* [The exercise]
Show all lines holding "this".

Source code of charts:
<<<<
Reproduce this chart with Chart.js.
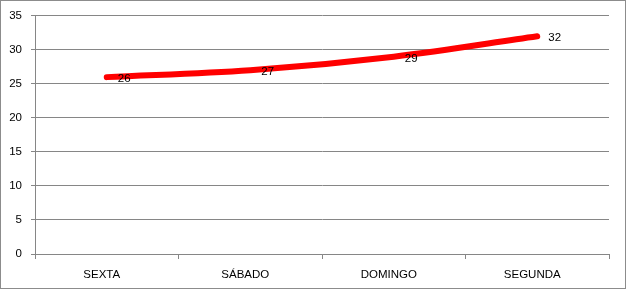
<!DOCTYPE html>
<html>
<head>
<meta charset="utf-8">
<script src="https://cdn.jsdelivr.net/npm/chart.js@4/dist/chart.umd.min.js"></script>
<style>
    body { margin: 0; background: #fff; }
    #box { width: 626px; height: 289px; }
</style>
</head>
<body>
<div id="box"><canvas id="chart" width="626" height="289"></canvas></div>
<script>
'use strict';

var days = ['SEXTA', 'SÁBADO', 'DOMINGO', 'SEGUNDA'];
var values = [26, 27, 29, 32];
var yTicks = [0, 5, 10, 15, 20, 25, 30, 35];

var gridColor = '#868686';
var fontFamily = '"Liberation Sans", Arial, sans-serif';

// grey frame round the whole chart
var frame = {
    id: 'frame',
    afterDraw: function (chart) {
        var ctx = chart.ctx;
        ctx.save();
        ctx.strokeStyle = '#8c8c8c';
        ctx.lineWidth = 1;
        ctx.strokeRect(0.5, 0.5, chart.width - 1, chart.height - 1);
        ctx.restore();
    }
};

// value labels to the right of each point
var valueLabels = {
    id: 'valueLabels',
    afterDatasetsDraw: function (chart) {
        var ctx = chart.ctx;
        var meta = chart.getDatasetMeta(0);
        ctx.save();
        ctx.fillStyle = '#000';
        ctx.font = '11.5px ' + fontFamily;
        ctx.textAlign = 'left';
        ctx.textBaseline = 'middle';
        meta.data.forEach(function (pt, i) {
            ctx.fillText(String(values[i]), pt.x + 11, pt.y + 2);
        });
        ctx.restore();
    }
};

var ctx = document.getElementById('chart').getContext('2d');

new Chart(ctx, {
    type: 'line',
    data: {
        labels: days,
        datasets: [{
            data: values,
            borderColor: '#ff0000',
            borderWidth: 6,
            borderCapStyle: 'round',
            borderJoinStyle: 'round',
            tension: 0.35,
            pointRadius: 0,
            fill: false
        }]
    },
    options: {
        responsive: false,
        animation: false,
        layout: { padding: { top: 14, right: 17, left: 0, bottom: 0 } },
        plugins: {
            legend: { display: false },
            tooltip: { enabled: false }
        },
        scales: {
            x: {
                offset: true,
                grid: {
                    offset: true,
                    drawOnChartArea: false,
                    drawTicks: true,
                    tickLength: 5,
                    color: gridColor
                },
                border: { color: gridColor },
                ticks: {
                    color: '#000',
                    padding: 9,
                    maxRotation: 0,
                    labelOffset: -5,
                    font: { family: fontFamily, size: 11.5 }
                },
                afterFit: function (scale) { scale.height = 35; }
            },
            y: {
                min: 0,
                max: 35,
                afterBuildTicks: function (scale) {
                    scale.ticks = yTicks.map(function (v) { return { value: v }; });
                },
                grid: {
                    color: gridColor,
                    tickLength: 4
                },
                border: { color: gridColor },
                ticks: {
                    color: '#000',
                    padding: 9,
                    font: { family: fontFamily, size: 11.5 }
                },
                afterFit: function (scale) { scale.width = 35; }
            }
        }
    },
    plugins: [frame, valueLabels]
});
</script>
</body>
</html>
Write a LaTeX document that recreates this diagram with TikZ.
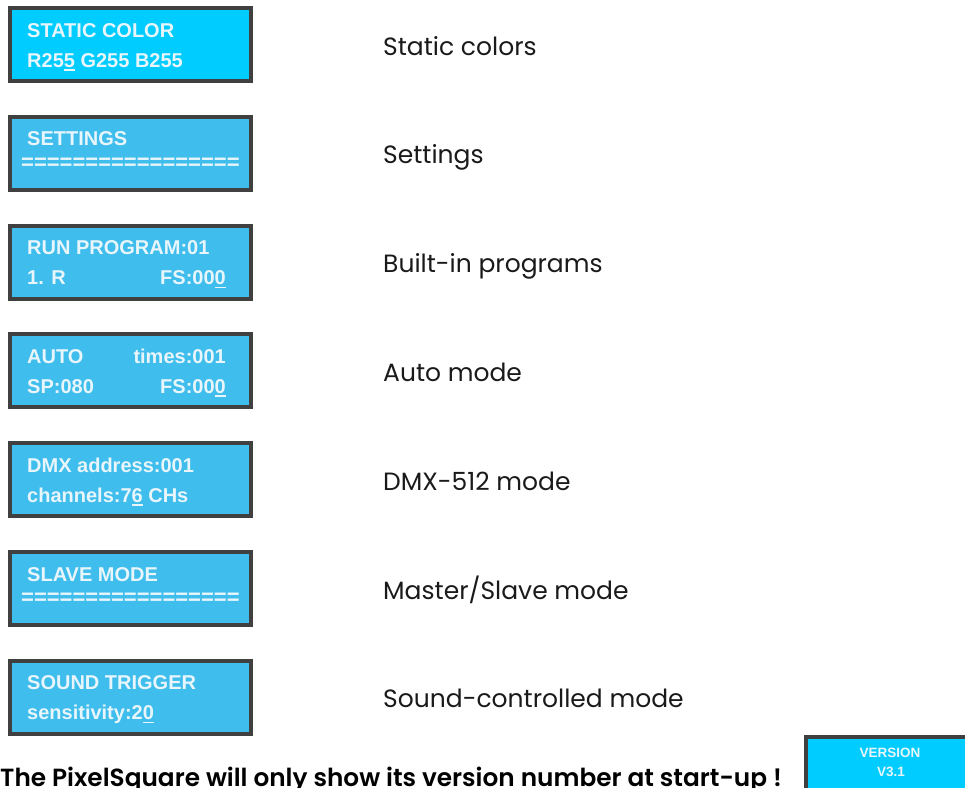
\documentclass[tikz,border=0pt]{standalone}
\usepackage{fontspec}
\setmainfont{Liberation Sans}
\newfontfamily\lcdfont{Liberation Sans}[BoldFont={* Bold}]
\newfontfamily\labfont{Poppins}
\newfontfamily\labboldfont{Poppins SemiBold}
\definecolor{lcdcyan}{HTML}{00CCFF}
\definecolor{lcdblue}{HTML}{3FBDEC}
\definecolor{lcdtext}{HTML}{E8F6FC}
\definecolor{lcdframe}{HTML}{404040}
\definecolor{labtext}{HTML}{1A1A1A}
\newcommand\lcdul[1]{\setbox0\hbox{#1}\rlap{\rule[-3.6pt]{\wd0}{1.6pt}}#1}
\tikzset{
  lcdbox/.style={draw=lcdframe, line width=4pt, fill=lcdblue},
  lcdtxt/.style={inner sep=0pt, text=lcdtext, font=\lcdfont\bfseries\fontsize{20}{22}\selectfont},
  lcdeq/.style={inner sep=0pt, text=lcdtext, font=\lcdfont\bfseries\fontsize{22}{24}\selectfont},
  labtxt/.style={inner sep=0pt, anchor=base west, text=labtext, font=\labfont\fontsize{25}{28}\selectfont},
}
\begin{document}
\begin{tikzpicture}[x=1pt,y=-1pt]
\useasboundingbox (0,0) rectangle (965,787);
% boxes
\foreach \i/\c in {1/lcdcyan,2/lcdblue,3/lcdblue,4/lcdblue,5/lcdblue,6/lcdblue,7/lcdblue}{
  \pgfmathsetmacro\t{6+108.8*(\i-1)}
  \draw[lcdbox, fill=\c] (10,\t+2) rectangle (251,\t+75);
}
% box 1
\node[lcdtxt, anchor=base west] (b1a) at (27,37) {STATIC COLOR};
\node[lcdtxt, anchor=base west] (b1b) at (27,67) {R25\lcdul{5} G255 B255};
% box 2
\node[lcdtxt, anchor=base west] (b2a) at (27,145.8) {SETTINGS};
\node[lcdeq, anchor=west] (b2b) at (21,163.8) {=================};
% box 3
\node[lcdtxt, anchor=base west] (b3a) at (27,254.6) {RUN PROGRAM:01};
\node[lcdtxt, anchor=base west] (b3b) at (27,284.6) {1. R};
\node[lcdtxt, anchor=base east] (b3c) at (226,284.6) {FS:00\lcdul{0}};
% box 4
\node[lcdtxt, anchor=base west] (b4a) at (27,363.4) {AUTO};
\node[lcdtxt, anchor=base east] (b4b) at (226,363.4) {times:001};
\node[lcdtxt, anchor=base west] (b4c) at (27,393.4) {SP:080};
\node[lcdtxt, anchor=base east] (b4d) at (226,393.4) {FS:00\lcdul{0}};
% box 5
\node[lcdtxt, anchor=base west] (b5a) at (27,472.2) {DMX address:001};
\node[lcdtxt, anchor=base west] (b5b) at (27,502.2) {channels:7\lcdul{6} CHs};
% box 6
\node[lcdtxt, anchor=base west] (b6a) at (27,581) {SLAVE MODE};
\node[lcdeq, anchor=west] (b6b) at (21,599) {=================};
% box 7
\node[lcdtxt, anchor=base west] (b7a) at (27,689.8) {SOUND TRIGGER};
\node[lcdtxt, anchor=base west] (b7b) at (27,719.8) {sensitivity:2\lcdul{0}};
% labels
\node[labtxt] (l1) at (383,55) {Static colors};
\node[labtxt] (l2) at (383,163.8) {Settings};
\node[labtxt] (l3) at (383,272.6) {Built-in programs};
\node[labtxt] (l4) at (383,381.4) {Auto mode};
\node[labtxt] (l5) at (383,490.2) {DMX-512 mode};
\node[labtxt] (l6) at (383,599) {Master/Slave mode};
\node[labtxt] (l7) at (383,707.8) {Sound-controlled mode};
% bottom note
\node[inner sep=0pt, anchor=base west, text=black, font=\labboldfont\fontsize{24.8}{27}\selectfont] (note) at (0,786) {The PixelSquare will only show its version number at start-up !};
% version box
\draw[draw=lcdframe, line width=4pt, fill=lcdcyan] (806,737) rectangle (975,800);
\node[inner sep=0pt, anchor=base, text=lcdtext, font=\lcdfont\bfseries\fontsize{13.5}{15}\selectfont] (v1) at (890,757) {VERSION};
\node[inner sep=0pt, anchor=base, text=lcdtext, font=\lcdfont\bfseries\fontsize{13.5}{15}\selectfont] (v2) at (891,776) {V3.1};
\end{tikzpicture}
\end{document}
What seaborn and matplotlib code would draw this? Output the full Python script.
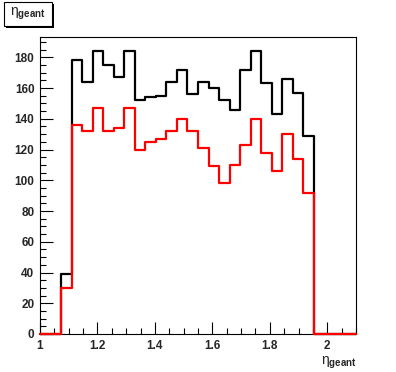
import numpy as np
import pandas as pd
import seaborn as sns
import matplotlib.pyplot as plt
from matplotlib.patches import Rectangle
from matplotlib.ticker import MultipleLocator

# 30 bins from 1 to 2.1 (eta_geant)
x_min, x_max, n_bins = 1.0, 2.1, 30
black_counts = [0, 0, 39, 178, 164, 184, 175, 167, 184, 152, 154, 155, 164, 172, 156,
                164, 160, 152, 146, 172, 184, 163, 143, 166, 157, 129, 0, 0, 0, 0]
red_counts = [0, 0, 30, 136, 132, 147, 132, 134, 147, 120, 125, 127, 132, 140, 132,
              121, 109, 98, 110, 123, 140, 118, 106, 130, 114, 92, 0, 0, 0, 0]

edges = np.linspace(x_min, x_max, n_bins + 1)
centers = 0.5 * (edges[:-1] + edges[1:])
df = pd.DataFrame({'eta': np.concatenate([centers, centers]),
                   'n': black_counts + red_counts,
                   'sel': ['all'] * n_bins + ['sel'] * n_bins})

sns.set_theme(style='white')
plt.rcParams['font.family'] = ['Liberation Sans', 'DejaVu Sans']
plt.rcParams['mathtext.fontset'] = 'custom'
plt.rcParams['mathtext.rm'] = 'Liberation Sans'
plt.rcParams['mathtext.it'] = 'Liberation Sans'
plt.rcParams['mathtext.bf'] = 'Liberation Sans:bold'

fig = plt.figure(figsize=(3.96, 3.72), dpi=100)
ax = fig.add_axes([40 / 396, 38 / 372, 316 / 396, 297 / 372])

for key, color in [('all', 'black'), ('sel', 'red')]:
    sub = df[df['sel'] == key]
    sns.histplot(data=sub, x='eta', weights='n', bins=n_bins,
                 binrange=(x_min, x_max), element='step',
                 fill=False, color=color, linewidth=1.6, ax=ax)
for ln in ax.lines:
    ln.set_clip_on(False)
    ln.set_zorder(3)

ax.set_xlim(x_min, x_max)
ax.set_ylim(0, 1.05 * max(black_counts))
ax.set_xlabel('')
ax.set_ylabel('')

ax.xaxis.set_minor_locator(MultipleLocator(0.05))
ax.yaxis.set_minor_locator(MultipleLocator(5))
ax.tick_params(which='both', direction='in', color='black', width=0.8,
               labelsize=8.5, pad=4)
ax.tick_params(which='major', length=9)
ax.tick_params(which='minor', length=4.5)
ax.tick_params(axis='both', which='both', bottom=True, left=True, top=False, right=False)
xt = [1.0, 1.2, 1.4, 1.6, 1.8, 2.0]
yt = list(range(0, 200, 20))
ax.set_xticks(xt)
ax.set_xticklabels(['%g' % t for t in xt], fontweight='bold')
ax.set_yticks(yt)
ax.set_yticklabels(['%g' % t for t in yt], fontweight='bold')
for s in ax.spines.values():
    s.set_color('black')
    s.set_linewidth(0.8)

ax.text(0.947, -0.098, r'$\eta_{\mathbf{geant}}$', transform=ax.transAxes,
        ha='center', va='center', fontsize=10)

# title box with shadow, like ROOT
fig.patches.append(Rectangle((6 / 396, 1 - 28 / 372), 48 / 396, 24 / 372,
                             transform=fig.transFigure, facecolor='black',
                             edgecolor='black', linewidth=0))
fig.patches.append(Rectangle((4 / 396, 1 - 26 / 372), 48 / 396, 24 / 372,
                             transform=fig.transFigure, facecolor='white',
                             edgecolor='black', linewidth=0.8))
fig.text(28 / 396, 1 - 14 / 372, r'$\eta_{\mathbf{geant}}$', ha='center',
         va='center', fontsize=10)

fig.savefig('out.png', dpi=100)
>>>>
* [Answer for the task]
Reproduce this chart with Chart.js.
Write a LaTeX document that recreates this diagram with TikZ.
What seaborn and matplotlib code would draw this? Output the full Python script.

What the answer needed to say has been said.